State Farm Reduces Proposed Homeowners Insurance Rate Increase for California Policyholders

State Farm Reduces Proposed Homeowners Insurance Rate Increase for California Policyholders

State Farm General has agreed to lower its proposed interim rate increase for California homeowners insurance policies, scaling back its original request from 21.8% to 17%. The agreement comes as part of an ongoing regulatory review conducted by the California Department of Insurance (CDI), according to a report from AM Best.

As part of the proposal, State Farm’s parent company has committed to contributing $500 million in additional capital to support the financial stability of its California subsidiary.

Regulatory Review and CDI Recommendations

During a recent CDI hearing, department attorney Nikki McKennedy urged Administrative Law Judge Karl-Fredric Seligman to approve the revised 17% rate hike, citing serious financial pressures facing State Farm General — California’s largest provider of homeowners insurance.

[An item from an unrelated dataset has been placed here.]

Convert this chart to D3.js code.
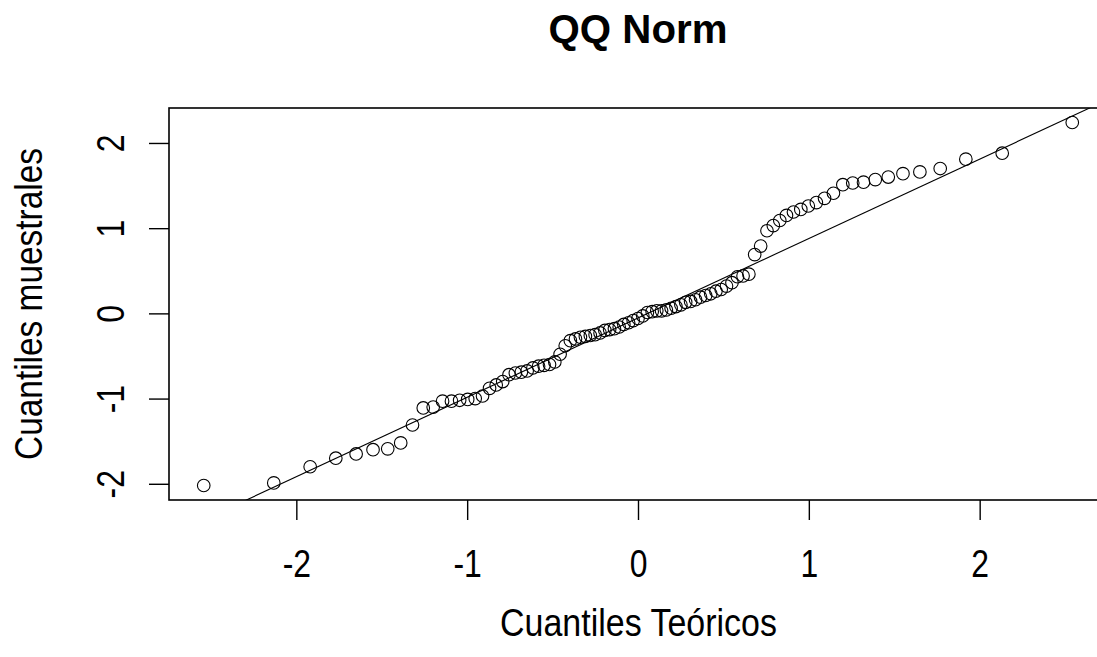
<!DOCTYPE html>
<meta charset="utf-8">
<svg width="1097" height="657"></svg>
<style>
  body { margin: 0; background: #fff; }
  svg { display: block; font-family: "Liberation Sans", Arial, sans-serif; }
  .pt { fill: none; stroke: #000; stroke-width: 1.1; }
</style>
<script src="https://cdn.jsdelivr.net/npm/d3@7"></script>
<script>

// theoretical normal quantiles (n = 91)
var teoricos = [
  -2.542, -2.132, -1.919, -1.769, -1.650, -1.551, -1.465, -1.389, -1.320, -1.257,
  -1.199, -1.144, -1.092, -1.044, -0.997, -0.953, -0.910, -0.869, -0.830, -0.792,
  -0.755, -0.718, -0.683, -0.649, -0.615, -0.582, -0.550, -0.518, -0.487, -0.456,
  -0.426, -0.396, -0.366, -0.337, -0.308, -0.279, -0.251, -0.222, -0.194, -0.166,
  -0.138, -0.110, -0.083, -0.055, -0.028, 0.000, 0.028, 0.055, 0.083, 0.110,
  0.138, 0.166, 0.194, 0.222, 0.251, 0.279, 0.308, 0.337, 0.366, 0.396,
  0.426, 0.456, 0.487, 0.518, 0.550, 0.582, 0.615, 0.649, 0.683, 0.718,
  0.755, 0.792, 0.830, 0.869, 0.910, 0.953, 0.997, 1.044, 1.092, 1.144,
  1.199, 1.257, 1.320, 1.389, 1.465, 1.551, 1.650, 1.769, 1.919, 2.132,
  2.542
];

// sorted sample values
var muestrales = [
  -2.02, -1.99, -1.80, -1.70, -1.65, -1.60, -1.59, -1.52, -1.31, -1.11,
  -1.10, -1.03, -1.03, -1.02, -1.01, -1.00, -0.97, -0.88, -0.84, -0.80,
  -0.72, -0.70, -0.69, -0.675, -0.64, -0.62, -0.61, -0.60, -0.57, -0.48,
  -0.38, -0.32, -0.30, -0.28, -0.27, -0.26, -0.25, -0.23, -0.20, -0.19,
  -0.18, -0.16, -0.13, -0.11, -0.085, -0.06, -0.03, 0.01, 0.02, 0.03,
  0.03, 0.04, 0.06, 0.08, 0.10, 0.13, 0.14, 0.16, 0.19, 0.21,
  0.23, 0.26, 0.28, 0.32, 0.36, 0.43, 0.44, 0.46, 0.69, 0.79,
  0.97, 1.03, 1.09, 1.15, 1.19, 1.22, 1.26, 1.30, 1.35, 1.41,
  1.51, 1.53, 1.54, 1.57, 1.60, 1.64, 1.66, 1.70, 1.81, 1.88,
  2.24
];

var xTicks = [-2, -1, 0, 1, 2];
var yTicks = [-2, -1, 0, 1, 2];

var titulo = "QQ Norm",
    xTitulo = "Cuantiles Teóricos",
    yTitulo = "Cuantiles muestrales";

var svg = d3.select("svg");

// plot region (right edge runs past the window, like the reference)
var pLeft = 169, pRight = 1107, pTop = 108, pBottom = 500;

// R style 4% padding of the data range
function pad(ext) {
  var d = (ext[1] - ext[0]) * 0.04;
  return [ext[0] - d, ext[1] + d];
}

var x = d3.scaleLinear().domain(pad(d3.extent(teoricos))).range([pLeft, pRight]);
var y = d3.scaleLinear().domain(pad(d3.extent(muestrales))).range([pBottom, pTop]);

svg.append("clipPath").attr("id", "clip")
  .append("rect")
  .attr("x", pLeft).attr("y", pTop)
  .attr("width", pRight - pLeft).attr("height", pBottom - pTop);

// squeeze text horizontally to the narrow look of the original
function fit(t, w) {
  var len = t.node().getComputedTextLength();
  return w ? w / len : 0.84;
}

// qqline through the quartiles
var q1 = d3.quantile(muestrales, 0.25), q3 = d3.quantile(muestrales, 0.75);
var z1 = -0.6745, z3 = 0.6745;
var slope = (q3 - q1) / (z3 - z1),
    inter = q1 - slope * z1;

var xd = x.domain();
svg.append("line")
  .attr("clip-path", "url(#clip)")
  .attr("x1", x(xd[0])).attr("y1", y(inter + slope * xd[0]))
  .attr("x2", x(xd[1])).attr("y2", y(inter + slope * xd[1]))
  .attr("stroke", "#000").attr("stroke-width", 1.1);

// points
svg.append("g").selectAll("circle")
  .data(teoricos)
  .enter().append("circle")
  .attr("class", "pt")
  .attr("cx", function (d) { return x(d); })
  .attr("cy", function (d, i) { return y(muestrales[i]); })
  .attr("r", 6.3);

// box
svg.append("rect")
  .attr("x", pLeft).attr("y", pTop)
  .attr("width", pRight - pLeft).attr("height", pBottom - pTop)
  .attr("fill", "none").attr("stroke", "#000").attr("stroke-width", 1.6);

// x axis
var gx = svg.append("g")
  .attr("transform", "translate(0," + pBottom + ")")
  .call(d3.axisBottom(x).tickValues(xTicks).tickSize(20).tickSizeOuter(0)
    .tickFormat(function (d) { return d; }));
gx.select(".domain").remove();
gx.selectAll(".tick line").attr("stroke", "#000").attr("stroke-width", 1.4);
gx.selectAll(".tick text")
  .attr("font-size", 38).attr("fill", "#000")
  .attr("y", 77).attr("dy", 0)
  .attr("font-family", "Liberation Sans, Arial, sans-serif")
  .attr("transform", "scale(0.84,1)");

// y axis
var gy = svg.append("g")
  .attr("transform", "translate(" + pLeft + ",0)")
  .call(d3.axisLeft(y).tickValues(yTicks).tickSize(20).tickSizeOuter(0)
    .tickFormat(function (d) { return d; }));
gy.select(".domain").remove();
gy.selectAll(".tick line").attr("stroke", "#000").attr("stroke-width", 1.4);
gy.selectAll(".tick text")
  .attr("font-size", 38).attr("fill", "#000")
  .attr("x", 0).attr("y", 0).attr("dy", 0)
  .attr("text-anchor", "middle")
  .attr("font-family", "Liberation Sans, Arial, sans-serif")
  .attr("transform", "translate(-45,0) rotate(-90) scale(0.84,1)");

// titles
var t = svg.append("text")
  .attr("text-anchor", "middle").attr("font-size", 40).attr("font-weight", "bold")
  .text(titulo);
t.attr("transform", "translate(638,43) scale(" + fit(t, 179) + ",1)");

var tx = svg.append("text")
  .attr("text-anchor", "middle").attr("font-size", 38)
  .text(xTitulo);
tx.attr("transform", "translate(638.5,636) scale(" + fit(tx, 277) + ",1)");

var ty = svg.append("text")
  .attr("text-anchor", "middle").attr("font-size", 38)
  .text(yTitulo);
ty.attr("transform", "translate(42,304) rotate(-90) scale(" + fit(ty, 312) + ",1)");

</script>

McKennedy warned that without regulatory approval of the increase and the associated capital contribution, California homeowners could face widespread disruption in coverage availability. Economist David Appel, consulting on behalf of State Farm General, echoed those concerns. He explained that failure to approve the interim rate adjustment could jeopardize the company’s ability to continue operating in California’s insurance market. Appel recommended allowing the increase on an interim basis, with a full rate hearing to follow to determine whether the increase should be made permanent.

Consumer Watchdog Raises Objections

The proposal has faced pushback from consumer advocacy group Consumer Watchdog. The organization’s legal director, Will Pletcher, argued that California’s insurance regulations do not allow for rate increases based solely on a company’s financial condition or risk-based capital metrics.

“When the largest insurer in the state fails to follow the rules, it should not be rewarded with rate increases,” Pletcher said, emphasizing concerns over regulatory compliance.

Background on State Farm’s Prior Rate Requests

The revised 17% proposal comes after Insurance Commissioner Ricardo Lara last month approved an even larger interim rate increase — from 21.8% to 38% — subject to several conditions.

Those conditions included the $500 million capital infusion from State Farm’s parent company, as well as a pause on non-renewals of non-tenant homeowners policies in California.

State Farm executives, including CEO Dan Krause and CFO Mark Schwamberger, have maintained in meetings with CDI officials and Consumer Watchdog that the company’s continued operations in California depend on stabilizing its financial position through both additional capital and interim rate adjustments.

Next Steps in the Approval Process

Administrative Law Judge Seligman is expected to issue a recommendation to Commissioner Lara within 10 days of the hearing. Commissioner Lara will then decide whether to approve, modify, or reject the proposed 17% interim rate increase.

If approved, the new rates would take effect on June 1, 2025.